What this means for a homeowner planning a 2026 well: budget at the upper end of the per-foot tier for your geology and add a 10 percent contingency. If bids come in below that, you have negotiating room; if they come in above it, ask the driller to show their fuel-and-steel cost breakdown so you understand what is driving the premium. The USGS Aquifer overview and your state's well-log database can confirm that your assumed depth target is in line with neighbouring wells, which is the best defence against being upsold on depth you do not need.

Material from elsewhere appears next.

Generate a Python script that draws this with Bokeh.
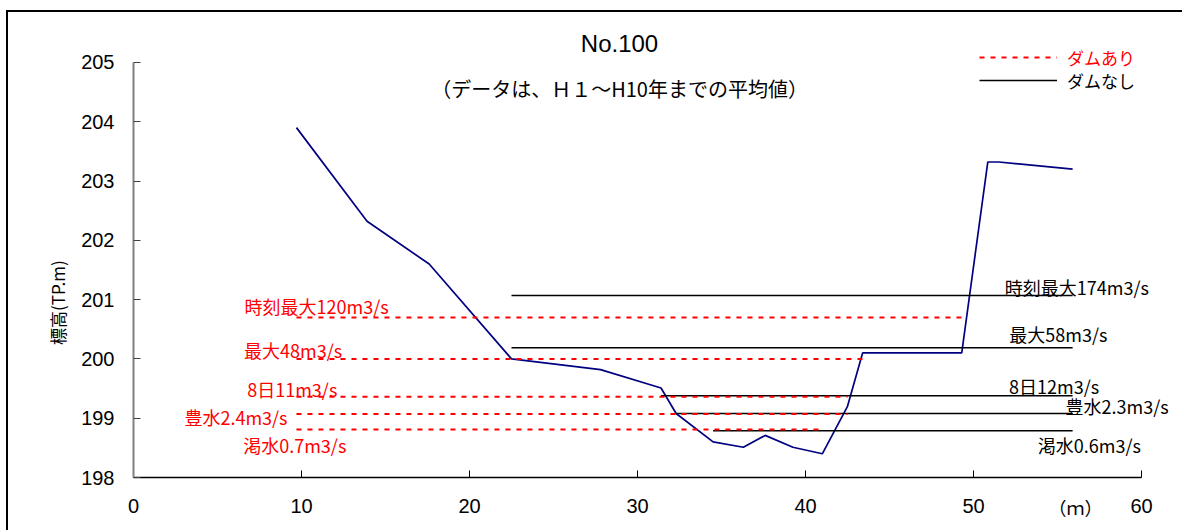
import math
from bokeh.plotting import figure
from bokeh.models import (Range1d, FixedTicker, Label, LabelSet, ColumnDataSource,
                          Legend, LegendItem)
from bokeh.embed import file_html
from bokeh.resources import INLINE
from bokeh.core.properties import value

# ---------------- data ----------------
profile_x = [9.7, 13.9, 17.6, 22.5, 27.8, 31.4, 32.3, 34.5, 36.3, 37.6, 39.25, 41.0,
             42.5, 43.4, 49.3, 50.85, 51.5, 55.9]
profile_y = [203.9, 202.32, 201.6, 200.0, 199.82, 199.51, 199.08, 198.6, 198.51, 198.71,
             198.51, 198.4, 199.2, 200.1, 200.1, 203.32, 203.32, 203.2]

red_names = ["時刻最大120m3/s", "最大48m3/s", "8日11m3/s", "豊水2.4m3/s", "渇水0.7m3/s"]
red_levels = [200.70, 200.00, 199.36, 199.07, 198.81]
red_from = [9.7, 9.7, 9.7, 9.7, 9.7]
red_to = [49.3, 43.4, 42.5, 42.5, 40.8]

black_names = ["時刻最大174m3/s", "最大58m3/s", "8日12m3/s", "豊水2.3m3/s", "渇水0.6m3/s"]
black_levels = [201.07, 200.19, 199.38, 199.08, 198.79]
black_from = [22.5, 22.5, 31.4, 32.3, 34.5]
black_to = [55.9, 55.9, 55.9, 55.9, 55.9]

x_ticks = [0, 10, 20, 30, 40, 50, 60]
y_ticks = [198, 199, 200, 201, 202, 203, 204, 205]

title_text = "No.100"
subtitle_text = "（データは、Ｈ１～H10年までの平均値）"
y_label_text = "標高(TP.m)"
x_unit_text = "（ｍ）"
legend_with = "ダムあり"
legend_without = "ダムなし"

# ---------------- layout (annotation placement) ----------------
W, H = 1176, 520          # canvas placed at page (8, 12)
AX_LEFT, AX_BOTTOM = 125, 465   # canvas position of the x=0 / y=198 axes
PX_X, PX_Y = 16.8, 59.3
x_start = x_ticks[0] - AX_LEFT / PX_X
x_end = x_ticks[0] + (W - AX_LEFT) / PX_X
y_start = y_ticks[0] - (H - AX_BOTTOM) / PX_Y
y_end = y_ticks[0] + AX_BOTTOM / PX_Y

red_label_x = [10.9, 9.5, 9.45, 6.1, 9.6]
red_label_dy = [11, 9, 8, -3, -16]
black_label_x = [56.15, 55.05, 54.8, 58.55, 56.9]
black_label_dy = [8, 14, 10, 7, -14]

JP = "Noto Sans CJK JP"
LAT = "Liberation Sans"

p = figure(width=W, height=H, output_backend="svg", toolbar_location=None,
           x_range=Range1d(x_start, x_end), y_range=Range1d(y_start, y_end),
           min_border_left=0, min_border_right=0, min_border_bottom=0,
           min_border_top=0)
p.styles = {"margin-left": "8px", "margin-top": "12px",
            "box-shadow": "-2px -2px 0 0 #000000"}
p.outline_line_color = None
p.xgrid.visible = False
p.ygrid.visible = False
p.background_fill_color = "white"
p.border_fill_color = "white"

# axes (fixed inside the frame at x=0 and y=198)
p.xaxis.fixed_location = y_ticks[0]
p.yaxis.fixed_location = x_ticks[0]
p.xaxis.bounds = (x_ticks[0], x_ticks[-1])
p.yaxis.bounds = (y_ticks[0], y_ticks[-1])
p.xaxis.ticker = FixedTicker(ticks=x_ticks)
p.yaxis.ticker = FixedTicker(ticks=y_ticks)
for ax in (p.xaxis, p.yaxis):
    ax.major_tick_in = 7
    ax.major_tick_out = 0
    ax.minor_tick_line_color = None
    ax.major_label_text_font = LAT
    ax.major_label_text_font_size = "20px"
    ax.major_label_text_color = "#000000"
p.xaxis.axis_line_color = "#000000"
p.xaxis.axis_line_width = 1.5
p.xaxis.major_tick_line_color = "#000000"
p.xaxis.major_label_standoff = 21
p.yaxis.axis_line_color = "#808080"
p.yaxis.axis_line_width = 2
p.yaxis.major_tick_line_color = "#404040"
p.yaxis.major_label_standoff = 19

# cross-section profile
p.line(profile_x, profile_y, line_color="#000080", line_width=1.7)

# water levels
red_src = ColumnDataSource(dict(x0=red_from, x1=red_to, y=red_levels, name=red_names,
                                lx=red_label_x, dy=red_label_dy))
black_src = ColumnDataSource(dict(x0=black_from, x1=black_to, y=black_levels, name=black_names,
                                  lx=black_label_x, dy=black_label_dy))
black_r = p.segment(x0="x0", y0="y", x1="x1", y1="y", source=black_src,
                    line_color="#000000", line_width=1.5)
red_r = p.segment(x0="x0", y0="y", x1="x1", y1="y", source=red_src,
                  line_color="#FF0000", line_width=2, line_dash="5 6")

p.add_layout(LabelSet(x="lx", y="y", y_offset="dy", text="name", source=red_src,
                      text_align="center", text_baseline="middle", text_color="#FF0000",
                      text_font=value(JP), text_font_size="18px"))
p.add_layout(LabelSet(x="lx", y="y", y_offset="dy", text="name", source=black_src,
                      text_align="center", text_baseline="middle", text_color="#000000",
                      text_font=value(JP), text_font_size="18px"))

# titles
p.add_layout(Label(x=28.93, y=205.32, text=title_text, text_align="center",
                   text_baseline="middle", text_font=LAT, text_font_size="24px",
                   text_color="#000000"))
p.add_layout(Label(x=28.93, y=204.56, text=subtitle_text, text_align="center",
                   text_baseline="middle", text_font=JP, text_font_size="20px",
                   text_color="#000000"))
p.add_layout(Label(x=-4.52, y=200.95, text=y_label_text, angle=math.pi / 2,
                   text_align="center", text_baseline="middle", text_font=JP,
                   text_font_size="17px", text_color="#000000"))
p.add_layout(Label(x=56.07, y=197.5, text=x_unit_text, text_align="center",
                   text_baseline="middle", text_font=JP, text_font_size="18px",
                   text_color="#000000"))

# legends (location: canvas offset of the legend's bottom-left corner)
common = dict(glyph_width=78, glyph_height=26, label_height=26, label_standoff=10,
              padding=0, margin=0, spacing=0, border_line_color=None,
              background_fill_alpha=0, label_text_font=JP, label_text_font_size="17px")
leg_red = Legend(items=[LegendItem(label=legend_with, renderers=[red_r])],
                 location=(971, 462), label_text_color="#FF0000", **common)
leg_black = Legend(items=[LegendItem(label=legend_without, renderers=[black_r])],
                   location=(971, 439), label_text_color="#000000", **common)
p.add_layout(leg_red)
p.add_layout(leg_black)

open("out.html", "w").write(file_html(p, INLINE))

Cross-references on this site
For a depth-by-depth cost breakdown that uses these per-foot rates, see the cost-by-depth pillar page, plus individual depth deep-dives at 100 ft, 200 ft, 300 ft, 400 ft, 500 ft, 600 ft and 800 ft. For the casing component priced separately above, see the casing cost page. For the bedrock-specific drilling premium, see bedrock well drilling cost. For when to hydrofracture instead of deepening, see well hydrofracturing.

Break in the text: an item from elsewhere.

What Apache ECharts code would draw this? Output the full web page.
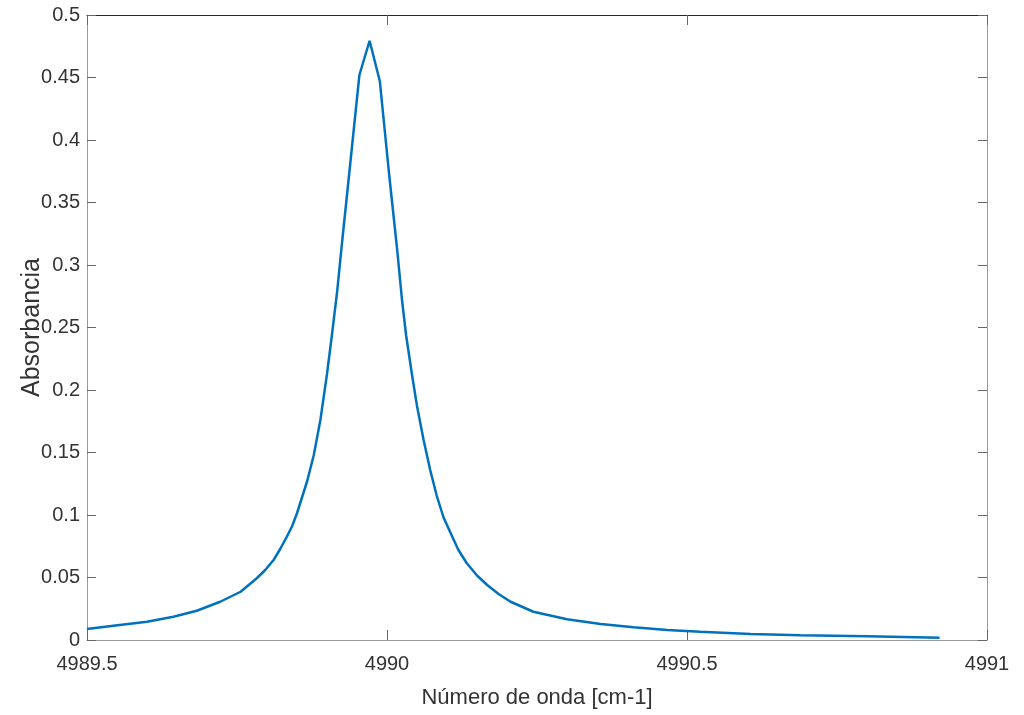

Common questions about per-foot drilling costs
What is the typical per-foot cost to drill a residential well in 2026?
Residential well drilling runs $25 to $65 per foot in 2026 across the contiguous United States, with the range driven mostly by geology. Soft sand and gravel sits at the low end ($25 to $35 per foot), clay and shale around $30 to $45, soft sedimentary rock like limestone and sandstone $35 to $55, and hard crystalline rock like granite, basalt and gneiss at $45 to $65. The NGWA 2024 Cost of Doing Business survey is the underlying benchmark; regional and fuel-cost adjustments since publication have lifted most ranges by 5 to 8 percent.
Why do per-foot quotes vary so much between drillers?
Three reasons. First, drillers price either by the foot, by the day or as a fixed-bid lump sum, and a foot rate that looks low may exclude casing, grouting or pump set. Second, mobilisation (rig transport and setup) is often a flat $400 to $1,500 that gets amortised into the foot rate on small jobs. Third, contingency clauses for hard rock, dry holes or extra casing live in the fine print and only show up if you read past the headline number. Always ask each bidder which line items are in the per-foot figure and which are billed separately.
Does the per-foot rate change with depth?
Usually yes, in steps. Many drillers quote a base rate for the first 100 feet (often higher to absorb mobilisation) and a lower marginal rate after that. Below 300 feet, some operators raise the rate again because drill-string handling slows and bit wear accelerates. Below 500 feet, expect a third tier (often $5 to $10 more per foot than the surface rate) on top of larger pump and casing costs that are quoted separately.
What is and is not included in a typical per-foot bid?
Almost always included: drilling time, the bit, the rig, fuel and the driller's labour. Usually included: temporary surface casing in the upper unconsolidated zone. Often separate line items: permanent steel or PVC casing ($6 to $20 per foot of casing depending on diameter and material), bentonite or cement grouting, well cap, screen, development (surging and pumping until clear), water testing, and the pump and pressure tank package. Read each bid line by line before comparing the totals.
Is hydrofracturing cheaper than drilling deeper?
In a low-yield bedrock well, yes, usually. Hydrofracturing runs $1,500 to $4,500 and can multiply yield two to four times by opening fractures in the rock. Drilling an additional 100 feet in granite can cost $4,500 to $6,500 and is not guaranteed to hit better-producing fractures. NGWA recommends hydrofracturing as the first option before deepening any bedrock well that is producing less than two gallons per minute.